Part one of my interview can be read here.
Perry is more at ease, less forced in conversation than he was four years ago. He even looks and sounds different. Gone is the Texas swagger (and much of the twang). In his distinctive black eyeglasses, he looks more like a middle-aged businessman than a Texas pol. But that doesn’t mean he is without controversy. He got himself in hot water last week by comparing homosexuality to alcoholism. But unlike in 2012, he quickly corrected course at a GOP gathering in D.C.:
“I got asked about issues and instead of saying ‘you know what, we need to be a really respectful and tolerant country to everybody,’ and get back to talking about, whether you’re gay or straight, you need to be having a job, and those are the focuses that I want to be involved with,” Perry said at a luncheon Thursday hosted by The Christian Science Monitor. “I readily admit, I stepped right in it.”Perry said that the GOP needs to “be the party that’s going to talk to everybody, and say ‘listen, you may not agree with all of my positions but giving you and your family and your loved ones the opportunity to live a better life because we’ve created a climate in this country where you’re going to have a job and a good job and a good-paying job.”“If we do that then I think we’ll be successful,” he said, instead of the spending “all of our time being deflected over on this social issue or that social issue.”Perry also reiterated his insistence that gay rights and other social issues should be decided at the state level, saying Americans will be “happier” if they are allowed to “go live in environments in which they are most comfortable.”

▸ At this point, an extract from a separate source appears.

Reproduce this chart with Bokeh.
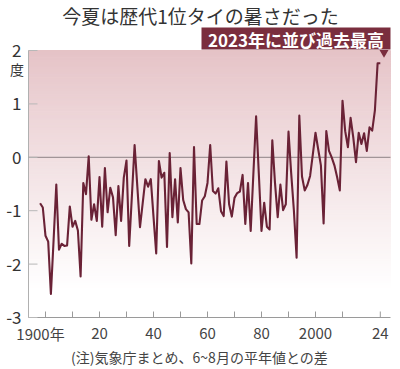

That’s extraordinary when you think about it. It is now flat-out unacceptable on the national stage, even for a rock-solid social conservative, to demean gays or to demonstrate a lack of inclusiveness. Perry’s critics will cite the incident as evidence that he’s the same candidate who stumbled in 2012. But a fairer reading is that he and his advisers are more engaged and have a better political antenna to know when they’ve gotten off track. Moreover, it reveals a candidate who knows where he can make inroads and where he is unlikely to reach beyond his core base of support.
In part one of my interview with him, I noted that Perry now projects a more knowledgeable and humble demeanor than he showed in 2012. He also has a coherent vision of what he wants to do.
He told me that in Texas, the most important single thing he does is promote job creation by getting four things right — tax, regulatory, legal and education policies. But as a believer in the 10th Amendment, he would not go to Washington to micromanage education. So what would a federal agenda under Perry look like?
He began with a basic statement: “The fact is indisputable that you cannot implement an effective foreign policy if we don’t have the right economic policy.” Under President Obama, neither is getting done, he claimed. Obama, according to Perry, is the “anti- jobs president.” “His EPA is killing jobs,” he said. (He mentioned that the besieged coal industry is building a slew of new plants — in Germany.) Meanwhile, “President Obama is not paying attention to one of the basic requirements of the Constitution — to defend the country and secure the border.” That means items such as border security are being off-loaded on the states.
So if Perry’s revived foreign policy depends on a robust economy, how does he turn around the economy? The answer essentially is energy. Perry’s argument makes sense on several levels. It is an optimistic, pro-growth message. It will set up a contrast with the Democrats. And it is an area in which he is entirely conversant.
Certainly he wants to reform taxes and ease the stranglehold of regulation on employers, but the centerpiece of his vision for 2016 is a domestic energy revival. “The American economy can turn around quickly,” he told me. “It is going to be done by a thoughtful, expeditious energy policy. That means approval of the Keystone XL pipeline. It’s clearly sending a message on federal lands.” Domestic energy development itself creates jobs, but he sees more than that. “Results are what I’m interested in. The result would be to drive down the cost of power, ” he explained. “Then manufacturing comes back on shore.” He asserted that there is one thing that stands in the way of this brighter economic picture: “There is a small sliver of extreme environmentalists. They are putting people’s future in jeopardy.”
Perry also now shows greater concern for the impact that economic growth has on individuals’ lives. It is not just income from a job but “the dignity of work,” he said, that matters. He exclaimed: “To give people hope!” He got enthused as he described a young boy in Texas, a dropout born out of wedlock who now, because of a boom fueled by energy innovation, “earns $100,000 a year, has a three-bedroom, two-bath house and can send his kids to college. That is directly related to the policies of the state.” He compared Texas to New York. “The [natural energy resource] is not different. It is the environment above ground in Albany and Austin that is different,” he observed.
My sense is that Perry is an intensely competitive person who doesn’t want his last act in politics to be the awful “oops” debate moment in 2012. Until 2012, he was known as the most successful governor of his generation. If he continues his campaign preparation and shows the more sober, conscientious side I saw on display, he will be well positioned to at least restore his image and remind voters of his Texas-sized accomplishments. But with a divided field, no front-runner and a host of candidates with far less experience than Perry has, who knows how far he can get? After all, Americans love a comeback story.